Michael Jones-Correa, Cornell University
Council Member

Michael Jones-Correa is an Associate Professor of Government and Director of American Studies at Cornell University.  He taught at Harvard University as an Assistant and Associate Professor of Government from 1994 to 2001, and has been a visiting fellow at the Woodrow Wilson Center for International Scholars 2003-2004 and a visiting scholar at the Russell Sage Foundation 1998-1999.   Active in the discipline, Jones-Correa has been a co-chair of the APSA Committee on the Status of Latinos in the Profession, and has served on the executive councils of the Urban Politics and Race and Ethnic Politics sections as well as the James Madison Award Committee.  He was Program co-chair for APSA's Race and Ethnic Politics section in 2001, and MPSA's Race, Class and Ethnicity section in 2005.

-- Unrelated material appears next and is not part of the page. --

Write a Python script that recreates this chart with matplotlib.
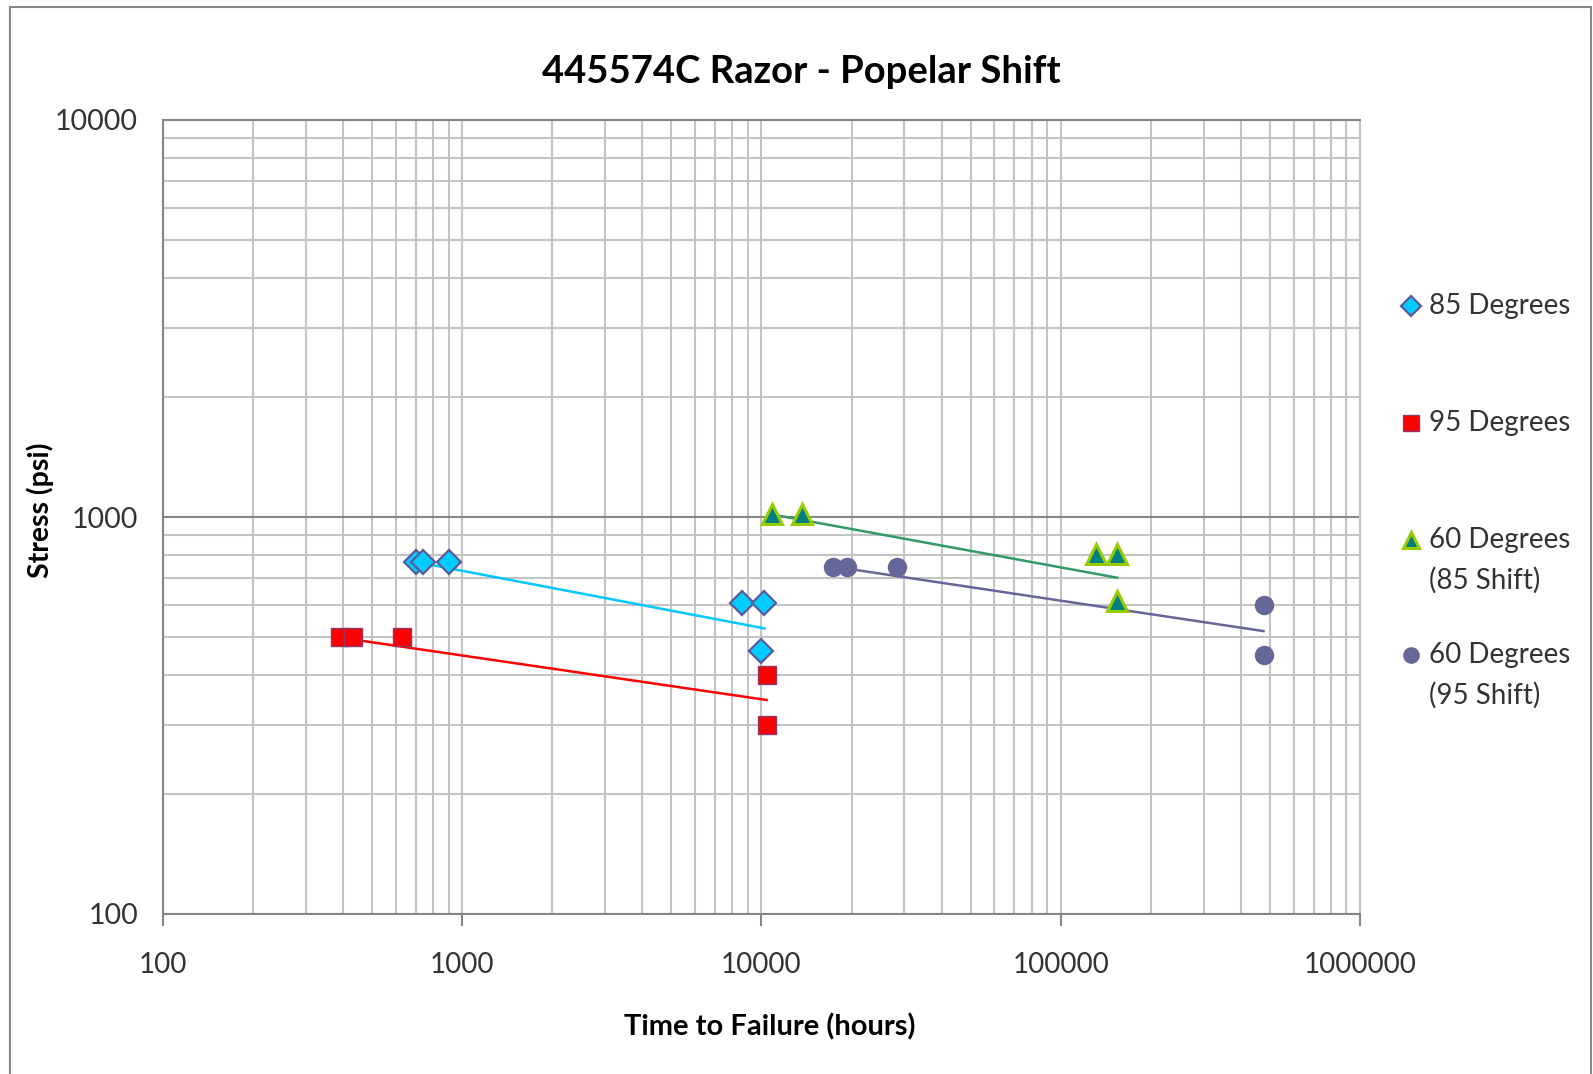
import numpy as np
import matplotlib
matplotlib.use("Agg")
import matplotlib.pyplot as plt
from matplotlib.lines import Line2D
from matplotlib.patches import Rectangle

plt.rcParams['font.family'] = ['Lato', 'DejaVu Sans']

# data
x85 = [703, 738, 902, 8590, 10230, 10000]
y85 = [770, 770, 770, 608, 608, 460]
x95 = [389, 431, 631, 10400, 10400]
y95 = [500, 500, 500, 400, 300]
x60a = [10840, 13650, 130700, 154500, 154500]
y60a = [1015, 1015, 805, 805, 614]
x60b = [17400, 19300, 28400, 476000, 476000]
y60b = [750, 750, 750, 600, 450]

# trendline end points (power fits as drawn)
t85_x, t85_y = [703, 10230], [770, 524]
t95_x, t95_y = [389, 10400], [497, 346]
t60a_x, t60a_y = [10840, 154500], [1015, 703]
t60b_x, t60b_y = [17400, 476000], [750, 516]

labels = ["85 Degrees", "95 Degrees", "60 Degrees\n(85 Shift)", "60 Degrees\n(95 Shift)"]

W, H = 1593, 1074
fig = plt.figure(figsize=(W/100, H/100), dpi=100)
ax = fig.add_axes([163/W, 1 - 914/H, (1360-163)/W, (914-120)/H])

light = '#c4c4c4'
dark = '#868686'

ax.set_xscale('log')
ax.set_yscale('log')
ax.set_xlim(100, 1e6)
ax.set_ylim(100, 1e4)

# grid
ax.grid(True, which='minor', axis='both', color=light, lw=1.5)
ax.grid(True, which='major', axis='x', color=light, lw=1.5)
ax.grid(True, which='major', axis='y', color=dark, lw=1.5)
ax.set_axisbelow(True)

# trend lines
ax.plot(t85_x, t85_y, color='#00c8ff', lw=1.8)
ax.plot(t95_x, t95_y, color='#ff0000', lw=1.8)
ax.plot(t60a_x, t60a_y, color='#339966', lw=1.8)
ax.plot(t60b_x, t60b_y, color='#666699', lw=1.8)

# markers
st85 = dict(marker='D', ms=12, mfc='#00ccff', mec='#5b5b9a', mew=1.6, ls='none')
st95 = dict(marker='s', ms=13, mfc='#ff0000', mec='#8b3a6a', mew=1.0, ls='none')
st60a = dict(marker='^', ms=14, mfc='#00807f', mec='#99cc00', mew=2.2, ls='none')
st60b = dict(marker='o', ms=14, mfc='#666699', mec='#666699', mew=0, ls='none')
ax.plot(x85, y85, **st85)
ax.plot(x95, y95, **st95)
ax.plot(x60a, y60a, **st60a)
ax.plot(x60b, y60b, **st60b)

ax.set_xticks([100, 1000, 10000, 100000, 1000000])
ax.set_xticklabels(['100', '1000', '10000', '100000', '1000000'])
ax.set_yticks([100, 1000, 10000])
ax.set_yticklabels(['100', '1000', '10000'])
ax.tick_params(axis='x', which='major', length=8.6, width=1.5, color=dark,
               pad=19, labelsize=20, labelcolor='#333333')
ax.tick_params(axis='y', which='major', length=0, pad=18, labelsize=20.5,
               labelcolor='#333333')
ax.tick_params(which='minor', length=0)

for s in ['left', 'bottom', 'top']:
    ax.spines[s].set_color(dark)
    ax.spines[s].set_linewidth(1.5)
ax.spines['right'].set_color(light)
ax.spines['right'].set_linewidth(1.5)

fig.text(801/W, 1 - 72/H, "445574C Razor - Popelar Shift", ha='center', va='center',
         fontsize=27.5, fontweight='bold')
fig.text(770/W, 1 - 1027/H, "Time to Failure (hours)", ha='center', va='center',
         fontsize=21, fontweight='bold')
fig.text(40/W, 1 - 510/H, "Stress (psi)", ha='center', va='center',
         rotation=90, fontsize=20.5, fontweight='bold')

# legend drawn by hand
leg_y = [306, 423, 540, 655]
styles = [st85, st95, st60a, st60b]
small = [10, 11, 12, 12]
for yy, lab, st, ms in zip(leg_y, labels, styles, small):
    s = dict(st)
    s['ms'] = ms
    fig.add_artist(Line2D([1411/W], [1 - yy/H], transform=fig.transFigure, **s))
    fig.text(1429/W, 1 - (yy - 13)/H, lab, ha='left', va='top', fontsize=20,
             color='#333333', linespacing=1.64)

fig.add_artist(Rectangle((10/W, -0.01), (1591-10)/W, 1.01 - 7/H,
                         transform=fig.transFigure, fill=False, ec=dark, lw=1.5))

fig.savefig('out.png', dpi=100)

Jones-Correa is the author of Between Two Nations: The Political Predicament of Latinos in New York City (Cornell, 1998), the editor of Governing American Cities: Inter-Ethnic Coalitions, Competition and Conflict (Russell Sage Foundation, 2001), and the author of numerous articles and book chapters on topics ranging from the diffusion of racial restrictive covenants to religion and political participation, and from the role of gender in shaping immigrant politics to dual nationality.  He is currently conducting studies on the implications of increasing racial/ethnic diversity in suburbia and the re-negotiation of ethnic relations in the aftermath of civil disturbances, and the design of a new national, state-stratified survey of Latinos in the U.S.  In his writing Jones-Correa addresses questions concerning the incorporation of new actors into democratic politics and the evolution of democratic institutions as they are confronted by the demands of these new actors, the application of these questions to new substantive areas; and the implementation of a broad range of methodological tools to answer the questions posed.